The most persistent of these forces was the unique set of circumstances arising from the ecology of the Nile valley. While rainfall across the region had once been abundant, by 3000 bc the valley had virtually none. The water for its irrigation came down the Nile in annual floods, most of which originated in summer rains in the Ethiopian mountains. With the floods came silt, and the combination of fertile soil and ready water could produce yields of crops three or four times those from normal rain-fed soil. As important as the wealth of water and soil was the regularity with which the floods came. The Nile started to rise in May, and from July to October was high enough to flow out over the flood plain of the valley. This was akhet, the time of inundation. Four months later, by the beginning of November, the waters had begun to fall. The refertilized land could be marked out and ploughed and sowed. This was peret, the time ‘when the land reappeared’. The final four months of the year, shemu, from March to June, brought the harvest. The peasants of Egypt would wait to see the height and extent of each flood with some anxiety—it might be insufficient or overflow and flood their villages—but when they were lucky the fields along the Nile produced a large surplus of grain, probably three times as much as was needed for a healthy diet. Effectively gathered up this surplus could be used to sustain rulers, palaces, craftsmanship, and great building projects and these are the achievements of the early kingdoms of Egypt, maintained, despite periods of breakdown, over twenty centuries.
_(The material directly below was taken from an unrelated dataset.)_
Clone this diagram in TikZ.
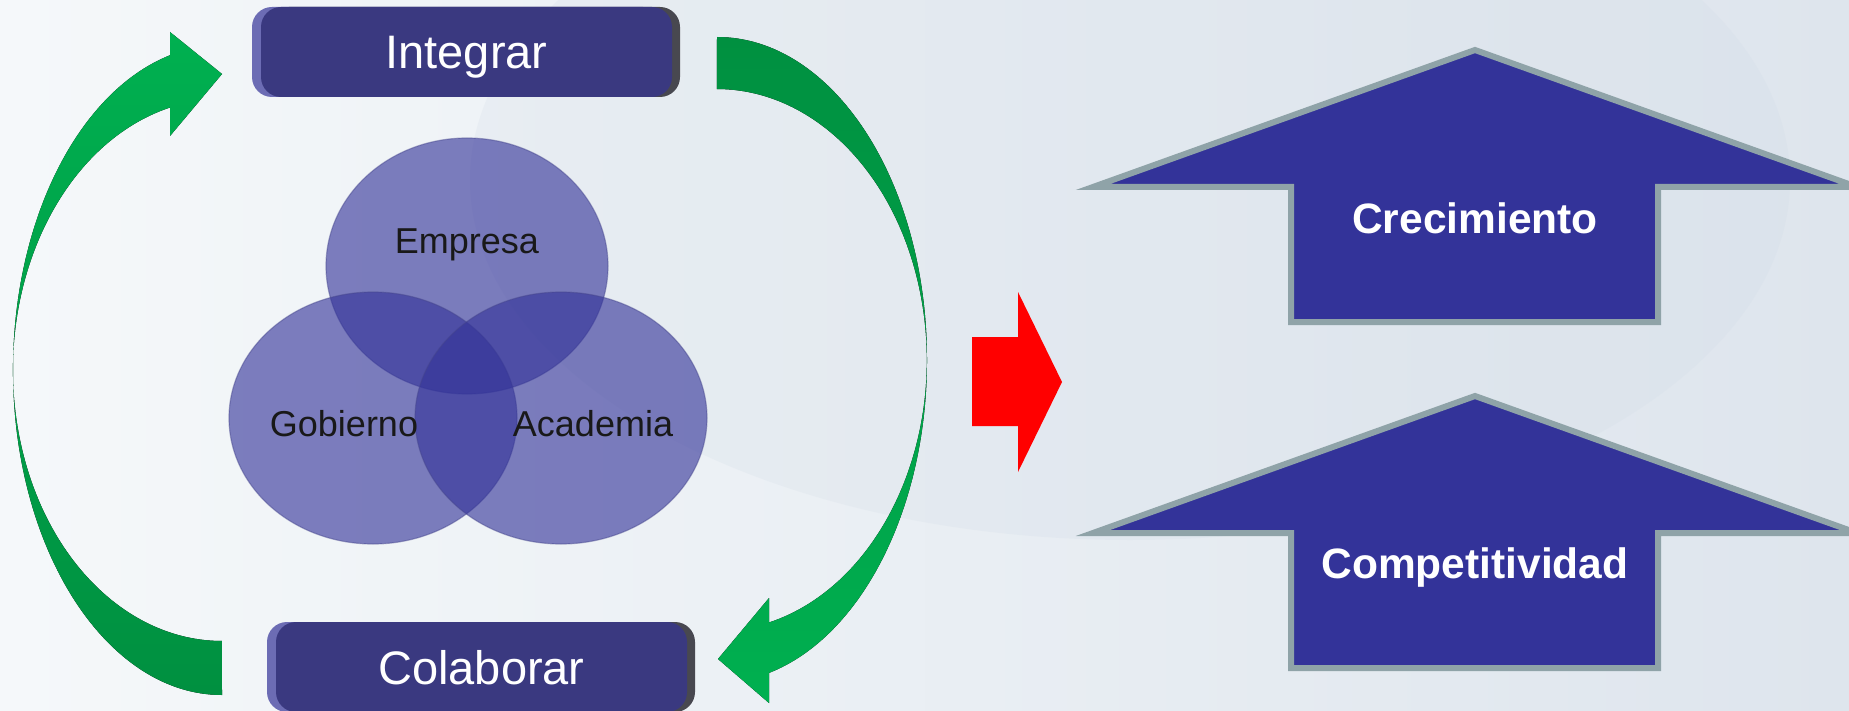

To visit Egypt today remains an extraordinary experience. The pyramids are, of course, well known from illustrations and film but their size and even more so an entry to one of the inner chambers still provides as much resonance as it has done for visitors over forty centuries. Travelling up the Nile gives the feel that the land along the banks is still being worked as it has always been although now the dam at Aswan has brought the annual floods to an end. The great temples of the south, at Luxor, Edfu, and Abu Simbel, and the tombs of the Valley of the Kings or of queen Hatshep-sut, have their own awe-inspiring quality. The impact is even greater if also experienced through the eyes of the nineteenth-century explorers. Amelia Edwards’s A Thousand Miles up the Nile (published in London in 1877) is particularly evocative.